What to work on:
Skip the pictures and extract all of the lines exactly as written.

Dataset excerpt:
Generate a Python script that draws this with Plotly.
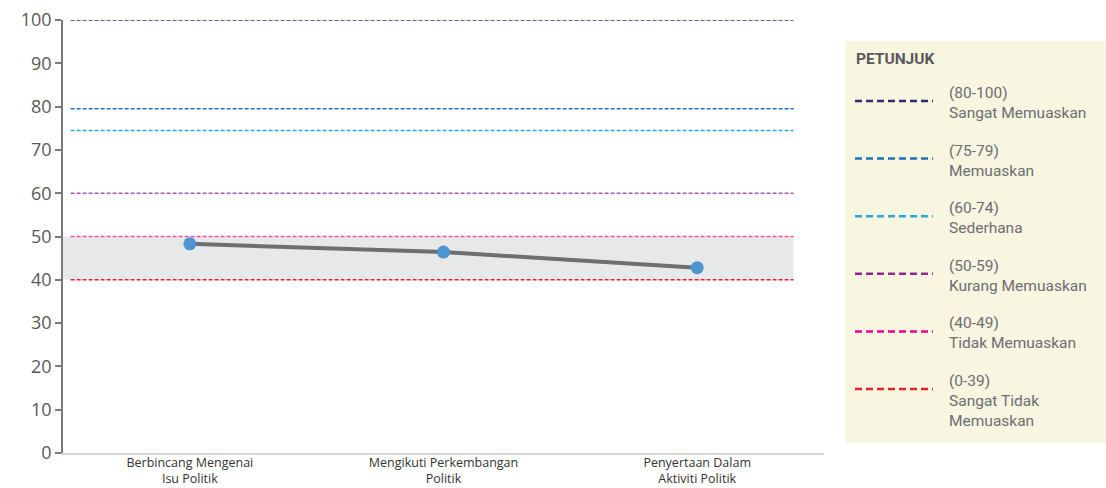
import plotly.graph_objects as go

# ---- data ----
categories = ["Berbincang Mengenai<br>Isu Politik",
              "Mengikuti Perkembangan<br>Politik",
              "Penyertaan Dalam<br>Aktiviti Politik"]
scores = [48.3, 46.4, 42.8]

threshold_values = [100, 79.5, 74.5, 60, 50, 40]
threshold_colors = ["#2b2a73", "#1f70b5", "#27aae1", "#a45aa8", "#f0509a", "#e8202a"]
legend_ranges = ["(80-100)", "(75-79)", "(60-74)", "(50-59)", "(40-49)", "(0-39)"]
legend_names = ["Sangat Memuaskan", "Memuaskan", "Sederhana",
                "Kurang Memuaskan", "Tidak Memuaskan", "Sangat Tidak<br>Memuaskan"]
legend_colors = ["#2b2a73", "#1f70b5", "#27aae1", "#92278f", "#ec008c", "#e8202a"]
band = [40, 50]

W, H = 1106, 488
ML, MR, MT, MB = 63, 282, 20, 35
PW = W - ML - MR
PH = H - MT - MB

def px(x):
    return (x - ML) / PW

def py(y):
    return 1 - (y - MT) / PH

fig = go.Figure()

shapes = []
# shaded band
shapes.append(dict(type="rect", xref="x", yref="y", x0=-0.5, x1=2.38,
                   y0=band[0], y1=band[1], fillcolor="#e6e9e8", line_width=0, layer="below"))
# threshold lines
for v, c in zip(threshold_values, threshold_colors):
    shapes.append(dict(type="line", xref="x", yref="y", x0=-0.47, x1=2.38, y0=v, y1=v,
                       line=dict(color=c, width=1.5, dash="4px,2px"), layer="below"))

fig.add_trace(go.Scatter(
    x=categories, y=scores, mode="lines+markers",
    line=dict(color="#6d6f71", width=4),
    marker=dict(color="#4f95d1", size=13),
    showlegend=False, hoverinfo="x+y"))

# legend panel
shapes.append(dict(type="rect", xref="paper", yref="paper",
                   x0=px(845), x1=px(1106), y0=py(443), y1=py(41),
                   fillcolor="#f8f5e1", line_width=0, layer="below"))
annotations = [dict(xref="paper", yref="paper", x=px(854), y=py(59), text="<b>PETUNJUK</b>",
                    showarrow=False, xanchor="left", yanchor="middle",
                    font=dict(family="Roboto", size=15.5, color="#58595b"))]
for i, (r, n, c) in enumerate(zip(legend_ranges, legend_names, legend_colors)):
    ly = 101 + i * 57.6
    shapes.append(dict(type="line", xref="paper", yref="paper", x0=px(855), x1=px(933),
                       y0=py(ly), y1=py(ly), line=dict(color=c, width=2.5, dash="7px,4px")))
    annotations.append(dict(xref="paper", yref="paper", x=px(947), y=py(ly - 19),
                            text=r + "<br>" + n, showarrow=False, xanchor="left", yanchor="top",
                            align="left",
                            font=dict(family="Roboto", size=15.5, color="#6d6e71")))

fig.update_layout(
    width=W, height=H,
    margin=dict(l=ML, r=MR, t=MT, b=MB, autoexpand=False),
    paper_bgcolor="white", plot_bgcolor="white",
    shapes=shapes, annotations=annotations,
    xaxis=dict(range=[-0.5, 2.5], showgrid=False, zeroline=False, automargin=False,
               showline=True, linecolor="#d4d4d4", linewidth=2,
               ticks="", ticklabelstandoff=-3,
               tickfont=dict(family="Open Sans", size=12.5, color="#333333")),
    yaxis=dict(range=[0, 100], dtick=10, showgrid=False, zeroline=False, automargin=False,
               showline=True, linecolor="#7a7a7a", linewidth=1.5,
               ticks="outside", ticklen=6, tickcolor="#7a7a7a", tickwidth=1.5,
               tickfont=dict(family="Open Sans", size=18, color="#58595b")),
)

fig.write_html("out.html", config={"displayModeBar": False},
               post_script="document.body.style.margin='0';")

Written response:
Generate a Python script that draws this with Plotly.
import plotly.graph_objects as go

# ---- data ----
categories = ["Berbincang Mengenai<br>Isu Politik",
              "Mengikuti Perkembangan<br>Politik",
              "Penyertaan Dalam<br>Aktiviti Politik"]
scores = [48.3, 46.4, 42.8]

threshold_values = [100, 79.5, 74.5, 60, 50, 40]
threshold_colors = ["#2b2a73", "#1f70b5", "#27aae1", "#a45aa8", "#f0509a", "#e8202a"]
legend_ranges = ["(80-100)", "(75-79)", "(60-74)", "(50-59)", "(40-49)", "(0-39)"]
legend_names = ["Sangat Memuaskan", "Memuaskan", "Sederhana",
                "Kurang Memuaskan", "Tidak Memuaskan", "Sangat Tidak<br>Memuaskan"]
legend_colors = ["#2b2a73", "#1f70b5", "#27aae1", "#92278f", "#ec008c", "#e8202a"]
band = [40, 50]

W, H = 1106, 488
ML, MR, MT, MB = 63, 282, 20, 35
PW = W - ML - MR
PH = H - MT - MB

def px(x):
    return (x - ML) / PW

def py(y):
    return 1 - (y - MT) / PH

fig = go.Figure()

shapes = []
# shaded band
shapes.append(dict(type="rect", xref="x", yref="y", x0=-0.5, x1=2.38,
                   y0=band[0], y1=band[1], fillcolor="#e6e9e8", line_width=0, layer="below"))
# threshold lines
for v, c in zip(threshold_values, threshold_colors):
    shapes.append(dict(type="line", xref="x", yref="y", x0=-0.47, x1=2.38, y0=v, y1=v,
                       line=dict(color=c, width=1.5, dash="4px,2px"), layer="below"))

fig.add_trace(go.Scatter(
    x=categories, y=scores, mode="lines+markers",
    line=dict(color="#6d6f71", width=4),
    marker=dict(color="#4f95d1", size=13),
    showlegend=False, hoverinfo="x+y"))

# legend panel
shapes.append(dict(type="rect", xref="paper", yref="paper",
                   x0=px(845), x1=px(1106), y0=py(443), y1=py(41),
                   fillcolor="#f8f5e1", line_width=0, layer="below"))
annotations = [dict(xref="paper", yref="paper", x=px(854), y=py(59), text="<b>PETUNJUK</b>",
                    showarrow=False, xanchor="left", yanchor="middle",
                    font=dict(family="Roboto", size=15.5, color="#58595b"))]
for i, (r, n, c) in enumerate(zip(legend_ranges, legend_names, legend_colors)):
    ly = 101 + i * 57.6
    shapes.append(dict(type="line", xref="paper", yref="paper", x0=px(855), x1=px(933),
                       y0=py(ly), y1=py(ly), line=dict(color=c, width=2.5, dash="7px,4px")))
    annotations.append(dict(xref="paper", yref="paper", x=px(947), y=py(ly - 19),
                            text=r + "<br>" + n, showarrow=False, xanchor="left", yanchor="top",
                            align="left",
                            font=dict(family="Roboto", size=15.5, color="#6d6e71")))

fig.update_layout(
    width=W, height=H,
    margin=dict(l=ML, r=MR, t=MT, b=MB, autoexpand=False),
    paper_bgcolor="white", plot_bgcolor="white",
    shapes=shapes, annotations=annotations,
    xaxis=dict(range=[-0.5, 2.5], showgrid=False, zeroline=False, automargin=False,
               showline=True, linecolor="#d4d4d4", linewidth=2,
               ticks="", ticklabelstandoff=-3,
               tickfont=dict(family="Open Sans", size=12.5, color="#333333")),
    yaxis=dict(range=[0, 100], dtick=10, showgrid=False, zeroline=False, automargin=False,
               showline=True, linecolor="#7a7a7a", linewidth=1.5,
               ticks="outside", ticklen=6, tickcolor="#7a7a7a", tickwidth=1.5,
               tickfont=dict(family="Open Sans", size=18, color="#58595b")),
)

fig.write_html("out.html", config={"displayModeBar": False},
               post_script="document.body.style.margin='0';")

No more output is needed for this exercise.